=== Collected material ===
— begin —
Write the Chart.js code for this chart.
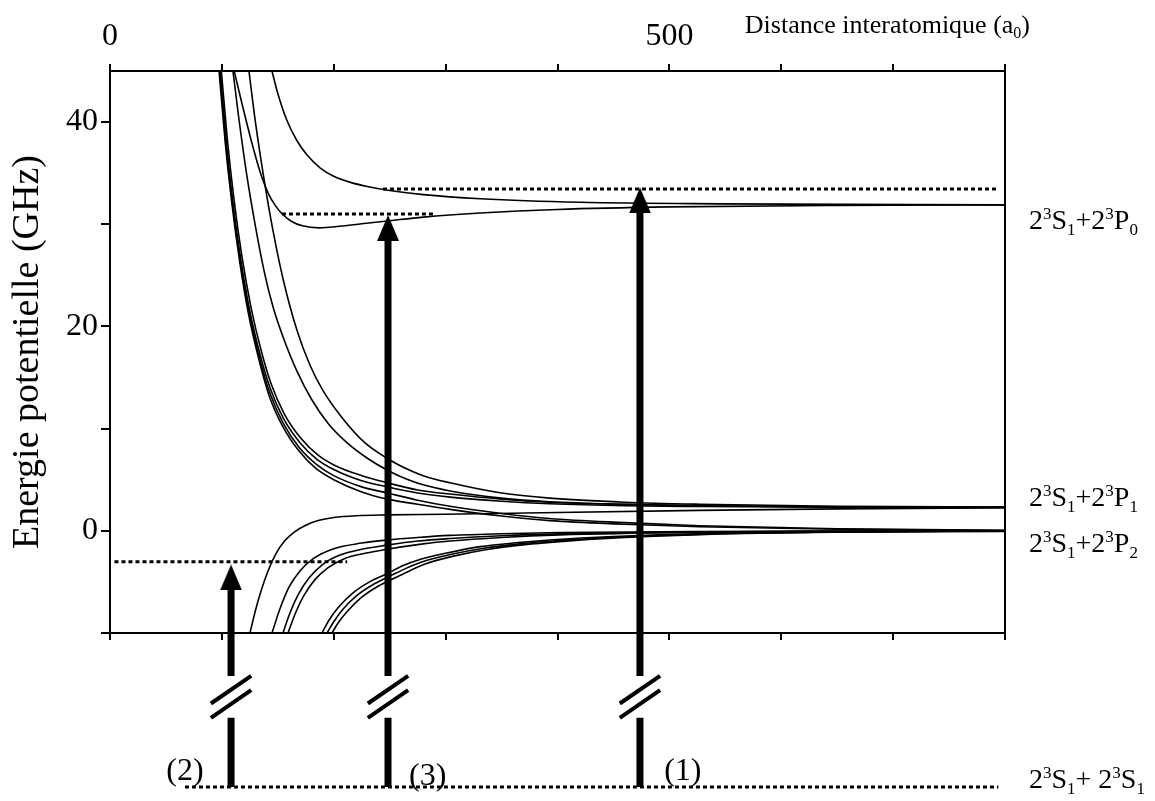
<!DOCTYPE html>
<html>
<head>
<meta charset="utf-8">
<script src="https://cdn.jsdelivr.net/npm/chart.js@4.4.1/dist/chart.umd.min.js"></script>
<style>
  html, body { margin: 0; padding: 0; background: #fff; }
</style>
</head>
<body>
<canvas id="chart" width="1155" height="801"></canvas>
<script>
var FONT = '"Liberation Serif", "Times New Roman", serif';

// tick labels
var topTickLabels = [0, 500];
var leftTickLabels = [0, 20, 40];

// potential curves, points [R (a0), E (GHz)]
// towards 2S+2P0
var curveP0rep = [[144.8,45],[150,42.8],[158,40.2],[167,38.2],[176,36.8],[188,35.5],[200,34.7],[215,34.1],[230,33.7],[250,33.3],[280,32.9],[331,32.5],[420,32.15],[550,32.0],[800,31.9]];
var curveP0well = [[111,45],[118,41.8],[126,38.3],[134,35.2],[142,32.9],[148,31.8],[154,31.0],[162,30.3],[172,29.85],[187,29.65],[205,29.8],[225,30.05],[250,30.35],[280,30.7],[331,31.1],[400,31.45],[500,31.7],[650,31.85],[800,31.9]];

// repulsive curves towards 2S+2P1
var curveC1 = [[109.9,45],[115,40.5],[122,35.0],[130,29.8],[138,25.3],[146,21.8],[154.6,19.0],[167.2,15.6],[180,12.9],[195,10.5],[212,8.6],[230,7.1],[247.6,5.95],[259,5.35],[280,4.5],[304,3.9],[350,3.2],[393,2.85],[460,2.6],[527,2.45],[650,2.35],[800,2.3]];
var curveC2 = [[124.2,45],[130,40.0],[138,34.2],[146,29.2],[155,24.5],[167.2,19.6],[178.8,16.2],[190,13.8],[208,11.0],[228,8.6],[247.6,7.1],[259,6.4],[280,5.4],[304,4.7],[350,3.7],[393,3.2],[460,2.8],[527,2.6],[650,2.4],[800,2.33]];
var curveB1 = [[99.5,45],[105,38.2],[111,32.3],[118,26.8],[126,21.9],[135,17.7],[144,14.4],[156,11.4],[171,9.0],[186,7.4],[201,6.4],[225,5.4],[248,4.7],[275,4.0],[304,3.6],[350,3.1],[393,2.8],[460,2.6],[527,2.45],[650,2.35],[800,2.3]];
var curveB2 = [[98.5,45],[104,38],[110,32],[117,26.5],[125,21.5],[134,17.3],[143,14.0],[155,11.0],[170,8.6],[185,7.0],[200,6.0],[225,4.9],[248,4.3],[275,3.7],[304,3.3],[350,2.9],[393,2.65],[460,2.45],[527,2.38],[650,2.32],[800,2.3]];

// repulsive curves crossing down to 2S+2P2
var curveB3 = [[98,45],[103.5,38],[109.5,32],[116.5,26.4],[124.5,21.3],[133.5,17.0],[142.5,13.6],[154.5,10.6],[169.5,8.1],[184.5,6.5],[200,5.4],[225,4.3],[248,3.7],[275,3.0],[304,2.4],[350,1.7],[393,1.2],[460,0.8],[527,0.5],[650,0.2],[800,0.05]];
var curveB4 = [[97.5,45],[103,38],[109,32],[116,26.3],[124,21.1],[133,16.8],[142,13.3],[154,10.3],[169,7.8],[184,6.1],[200,5.0],[225,3.8],[248,3.1],[275,2.6],[304,2.1],[350,1.45],[393,1.0],[460,0.65],[527,0.4],[650,0.15],[800,0.03]];

// attractive curves
var curveD1 = [[125.1,-10],[130,-7.8],[135,-5.9],[141,-4.0],[148,-2.3],[156,-1.0],[165,-0.1],[175,0.55],[186,1.0],[200,1.3],[220,1.48],[247.6,1.56],[300,1.62],[400,1.8],[527,2.0],[650,2.15],[800,2.25]];
var curveD2 = [[144.8,-10],[152,-7.6],[160,-5.5],[170,-3.9],[182,-2.7],[200,-1.75],[225,-1.2],[247.6,-0.9],[275,-0.65],[304,-0.45],[350,-0.28],[402,-0.17],[527,-0.06],[650,-0.02],[800,0]];
var curveD3 = [[154.6,-10],[161,-8.0],[168,-6.3],[178,-4.6],[190,-3.3],[205,-2.4],[225,-1.8],[247.6,-1.4],[275,-1.0],[304,-0.75],[350,-0.48],[402,-0.3],[527,-0.12],[650,-0.05],[800,-0.01]];
var curveD4 = [[159.1,-10],[166,-8.0],[173,-6.4],[183,-4.8],[195,-3.6],[210,-2.7],[228,-2.2],[247.6,-1.8],[275,-1.35],[304,-1.0],[350,-0.65],[402,-0.4],[527,-0.15],[650,-0.06],[800,-0.02]];
var curveE1 = [[189.5,-10],[196,-8.7],[204,-7.5],[217,-6.1],[232,-5.0],[247.6,-4.2],[262,-3.4],[277,-2.8],[300,-2.2],[331,-1.55],[365,-1.15],[393,-0.9],[450,-0.55],[527,-0.28],[650,-0.1],[800,-0.03]];
var curveE2 = [[194,-10],[200,-8.9],[208,-7.7],[221,-6.3],[236,-5.2],[250,-4.45],[265,-3.65],[280,-3.0],[303,-2.35],[334,-1.7],[368,-1.25],[396,-1.0],[453,-0.62],[530,-0.32],[650,-0.12],[800,-0.04]];
var curveE3 = [[198.4,-10],[204,-9.0],[212,-7.9],[225,-6.5],[240,-5.4],[254,-4.65],[268,-3.9],[283,-3.2],[306,-2.5],[337,-1.82],[371,-1.35],[399,-1.08],[456,-0.68],[533,-0.35],[650,-0.14],[800,-0.05]];

var potentialCurves = [curveP0rep, curveP0well, curveC1, curveC2, curveB1, curveB2, curveB3, curveB4,
                       curveD1, curveD2, curveD3, curveD4, curveE1, curveE2, curveE3];

// dotted levels: [xStart, xEnd, energy]
var dottedLevels = [[244, 794, 33.46], [153.7, 288.7, 31.0], [4, 212, -3.02], [67, 794, -25.07]];

// excitation arrows (1), (2), (3)
var arrowNames = ['(1)', '(2)', '(3)'];
var arrowX = [473.7, 108.2, 248.5];
var arrowTip = [33.6, -3.3, 30.9];
var arrowBottom = -25.07;
var breakTop = -14.2;     // upper part of the broken shaft ends here
var breakBottom = -18.3;  // lower part starts here
var arrowNameX = [512, 67, 284];
var arrowNameY = [-23.4, -23.4, -23.8];

// asymptote labels on the right
var levelLabels = ['2^3S_1+2^3P_0', '2^3S_1+2^3P_1', '2^3S_1+2^3P_2', '2^3S_1+ 2^3S_1'];
var levelLabelY = [30.4, 3.3, -1.2, -24.3];

function toPoints(arr) {
  return arr.map(function (p) { return { x: p[0], y: p[1] }; });
}

// arrow head, a bit taller than wide
var HEAD_W = 22, HEAD_H = 26;
var headImg = document.createElement('canvas');
headImg.width = HEAD_W;
headImg.height = HEAD_H;
(function () {
  var c = headImg.getContext('2d');
  c.fillStyle = '#000';
  c.beginPath();
  c.moveTo(HEAD_W / 2, 0);
  c.lineTo(HEAD_W, HEAD_H);
  c.lineTo(0, HEAD_H);
  c.closePath();
  c.fill();
})();
var HEAD_OFFSET = (HEAD_H / 2) / 10.25; // half head height in GHz units

var datasets = [];

potentialCurves.forEach(function (c) {
  datasets.push({
    data: toPoints(c),
    borderColor: '#000',
    borderWidth: 1.6,
    pointRadius: 0,
    cubicInterpolationMode: 'monotone',
    fill: false
  });
});

dottedLevels.forEach(function (d) {
  datasets.push({
    data: [{ x: d[0], y: d[2] }, { x: d[1], y: d[2] }],
    borderColor: '#000',
    borderWidth: 3,
    borderDash: [4, 3],
    borderCapStyle: 'butt',
    pointRadius: 0,
    clip: false
  });
});

for (var i = 0; i < arrowX.length; i++) {
  var ax = arrowX[i];
  // broken shaft
  datasets.push({
    data: [{ x: ax, y: arrowBottom }, { x: ax, y: breakBottom }, { x: ax, y: null },
           { x: ax, y: breakTop }, { x: ax, y: arrowTip[i] - 2 }],
    borderColor: '#000',
    borderWidth: 7,
    borderCapStyle: 'butt',
    pointRadius: 0,
    spanGaps: false,
    clip: false
  });
  // the two slashes of the break
  datasets.push({
    data: [{ x: ax - 18, y: -16.9 }, { x: ax + 18, y: -14.2 }, { x: ax + 18, y: null },
           { x: ax - 18, y: -18.3 }, { x: ax + 18, y: -15.6 }],
    borderColor: '#000',
    borderWidth: 4,
    pointRadius: 0,
    spanGaps: false,
    clip: false
  });
  // arrow head
  datasets.push({
    data: [{ x: ax, y: arrowTip[i] - HEAD_OFFSET }],
    showLine: false,
    pointStyle: headImg,
    pointRadius: HEAD_H / 2,
    clip: false
  });
}

// superscript ^x and subscript _x
function richParts(str) {
  var parts = [];
  for (var k = 0; k < str.length; k++) {
    var c = str[k];
    if (c === '^' || c === '_') { parts.push({ t: str[k + 1], s: c }); k++; }
    else parts.push({ t: c, s: '' });
  }
  return parts;
}

function drawRich(ctx, str, x, y, size, align) {
  var parts = richParts(str);
  var small = Math.round(size * 0.62);
  var w = 0;
  parts.forEach(function (p) {
    ctx.font = (p.s ? small : size) + 'px ' + FONT;
    p.w = ctx.measureText(p.t).width;
    w += p.w;
  });
  var cx = align === 'right' ? x - w : (align === 'center' ? x - w / 2 : x);
  parts.forEach(function (p) {
    ctx.font = (p.s ? small : size) + 'px ' + FONT;
    var dy = p.s === '^' ? -size * 0.36 : (p.s === '_' ? size * 0.2 : 0);
    ctx.fillText(p.t, cx, y + dy);
    cx += p.w;
  });
}

var textPlugin = {
  id: 'textPlugin',
  afterDraw: function (chart) {
    var ctx = chart.ctx;
    var xs = chart.scales.x, ys = chart.scales.y;
    var area = chart.chartArea;
    ctx.save();
    ctx.fillStyle = '#000';
    ctx.textBaseline = 'alphabetic';

    var size = 28;
    for (var k = 0; k < levelLabels.length; k++) {
      var py = ys.getPixelForValue(levelLabelY[k]) + size * 0.33;
      drawRich(ctx, levelLabels[k], area.right + 24, py, size, 'left');
    }
    var nameSize = 32;
    for (var j = 0; j < arrowNames.length; j++) {
      drawRich(ctx, arrowNames[j], xs.getPixelForValue(arrowNameX[j]),
               ys.getPixelForValue(arrowNameY[j]) + nameSize * 0.33, nameSize, 'center');
    }
    // x axis title
    drawRich(ctx, 'Distance interatomique (a_0)', area.right + 25, 33, 26, 'right');
    ctx.restore();
  }
};

var blackBorder = { display: true, color: '#000', width: 2 };

new Chart(document.getElementById('chart'), {
  type: 'line',
  data: { datasets: datasets },
  options: {
    responsive: false,
    animation: false,
    events: [],
    layout: { padding: 0 },
    plugins: { legend: { display: false }, tooltip: { enabled: false } },
    scales: {
      x: {
        type: 'linear', position: 'bottom', min: 0, max: 800,
        ticks: { stepSize: 100, callback: function () { return ''; } },
        grid: { drawOnChartArea: false, color: '#000', lineWidth: 2, tickLength: 7 },
        border: blackBorder,
        afterFit: function (s) { s.height = 168; }
      },
      xTop: {
        type: 'linear', position: 'top', min: 0, max: 800,
        ticks: {
          stepSize: 100, autoSkip: false, maxRotation: 0, color: '#000', padding: 8,
          font: { family: FONT, size: 32 },
          callback: function (v) { return topTickLabels.indexOf(v) >= 0 ? String(v) : ''; }
        },
        grid: { drawOnChartArea: false, color: '#000', lineWidth: 2, tickLength: 7 },
        border: blackBorder,
        afterFit: function (s) { s.height = 71; }
      },
      y: {
        type: 'linear', position: 'left', min: -10, max: 45,
        ticks: {
          stepSize: 10, includeBounds: false, color: '#000', padding: 3,
          font: { family: FONT, size: 32 },
          callback: function (v) { return leftTickLabels.indexOf(v) >= 0 ? String(v) : ''; }
        },
        title: { display: true, text: 'Energie potentielle (GHz)', color: '#000',
                 font: { family: FONT, size: 38 }, padding: { top: 5, bottom: 0 } },
        grid: { drawOnChartArea: false, color: '#000', lineWidth: 2, tickLength: 9 },
        border: blackBorder,
        afterFit: function (s) { s.width = 110; }
      },
      yRight: {
        type: 'linear', position: 'right', min: -10, max: 45,
        ticks: { stepSize: 10, includeBounds: false, callback: function () { return ''; } },
        grid: { drawOnChartArea: false, drawTicks: false },
        border: blackBorder,
        afterFit: function (s) { s.width = 150; }
      }
    }
  },
  plugins: [textPlugin]
});
</script>
</body>
</html>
— end —
=== What is required ===
Repeat only what lies between the start of the data and the end of the line containing "var leftTickLabels = [0, 20, 40];", exactly, with pictures left out.

=== Complete response ===
Write the Chart.js code for this chart.
<!DOCTYPE html>
<html>
<head>
<meta charset="utf-8">
<script src="https://cdn.jsdelivr.net/npm/chart.js@4.4.1/dist/chart.umd.min.js"></script>
<style>
  html, body { margin: 0; padding: 0; background: #fff; }
</style>
</head>
<body>
<canvas id="chart" width="1155" height="801"></canvas>
<script>
var FONT = '"Liberation Serif", "Times New Roman", serif';

// tick labels
var topTickLabels = [0, 500];
var leftTickLabels = [0, 20, 40];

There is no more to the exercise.